The German art historian Uwe M. Schneede offered his view —
By letting his pictures be presented through an intermediary — his art figure — rather than by himself, Ernst has changed his role, or, better still, he is showing more clearly where he stands in relation to his work. The artist-and-model iconography is adopted and, at the same time, twisted. The artist appears as his own exhibitor and intermediary: he shows his products and thus demonstrates their availability. This seems to indicate a basic change in Ernst relation toward his artistic activity — a kind of coming into the clear. At forty, he seems to have freed himself from the need to pictorialize oppressive childhood experiences and also from the rules of Surrealism, to the point where he can —with sovereign ease — make his liberating creative work (and thus the creative process itself) his main theme.

Samantha Kavky stated in the abstract of her journal article Authorship and Identity in Max Ernst's Loplop —
I suggest that Ernst models Loplop on the father/totem, as defined by Sigmund Freud in his Totem and Taboo of 1913. An exploration of Ernst's interpretation of Freudian theory in creating Loplop illuminates the character's surprising complexity and centrality to Ernst's oeuvre. As a totem, Loplop emerges from a primary oedipal conflict on which Ernst structures his artistic identity and practice. Equating traditional notions of creative authorship with various forms of patriarchal authority, Ernst's constructed totem signifies his personal, aesthetic and political rejection of individual mastery in favour of his fraternal allegiance to the surrealist group and his embrace of surrealist automatist practices.

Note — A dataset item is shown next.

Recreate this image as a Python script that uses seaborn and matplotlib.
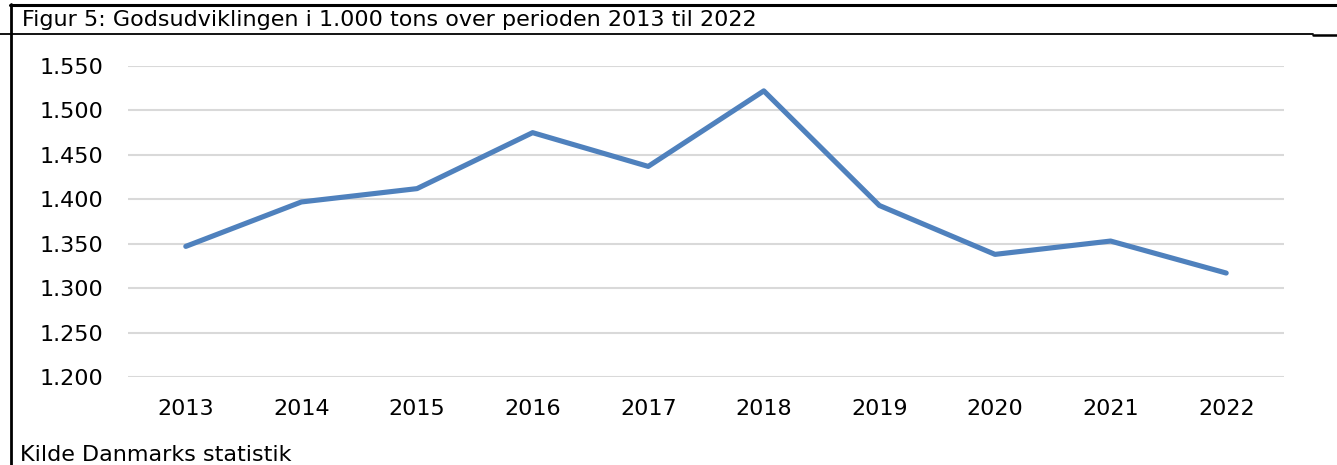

Ernst was familiar with Freud's writing and titled one of his later paintings Totem and Taboo (1941, private collection).

=== Partial list of works ===
- Loplop Introducing a Bird (1929/1957), plaster, oil, and wood, 102.2 × 123.2 cm., Museum of Contemporary Art Chicago, Chicago
- Loplop Introduces Loplop (1930). oil and mixed media on wood,100 x 180 cm. Menil Collection, Houston
- Loplop Introduces a Young Girl (1930), oil and mixed media on wood, 175 x 89 cm. Musée National d'Art Moderne, Paris
- Anthropomorphic Figure and Shell Flowers: Loplop Introduces a Flower (c. 1930), oil and collage on wood, 99 x 81 cm., private collection
- Loplop Presents (1930), graphite frottage on paper, 29.8 × 21.6 cm., Menil Collection, Houston
- Loplop Introduces the Members of the Surrealist Groupe (1931), collage, photographs, frottage, and pencil on paper, 50.2 x 33.7 cm. The Museum of Modern Art, New York
- Loplop Presents Grapes (1931), graphite on paper with gouache mounted on paperboard, 64.8 × 49.5 cm., Menil Collection, Houston
- Loplop Presents la Marseillaise (1931), graphite frottage on paper mounted on paper, 31.1 × 22.9 cm., Menil Collection, Houston
- Facility: Loplop Introduces (1931), collage and pencil on paper, 65 x50 cm., formerly Roland Penrose collection, London
- Loplop Introduces (1932), collage and frottage with drawing, gouache, printed marble paper, paint, and crayon on paper, 50 x 64.5 cm., Art Institute of Chicago, Chicago
- Loplop Presents (1932), collage, botanical lithograph, graphite on pape 63.4 × 49.6 cm., Art Institute of Chicago, Chicago

== Publications ==
- Spies, Werner (1998), Max Ernst, Loplop. DuMont Reiseverlag, Ostfildern. ISBN 3770145526 (German language)
- Kavky, Samantha (2005). Authorship and Identity in Max Ernst's Loplop. Art History, 28 (3): 357-385 pp.

== Legacy ==

- Rikki Ducornet's novel Phosphor in Dreamland (1995) partially concerns the plight of the "lôplôp" bird, endemic to the fictionalized Caribbean island of Birdland. Perhaps deliberately to keep with the variability of Ernst's loplop, Ducornet never describes the lôplôp in detail but instead emphasizes its shape-shifting capabilities, usually into that of a woman with animal body parts.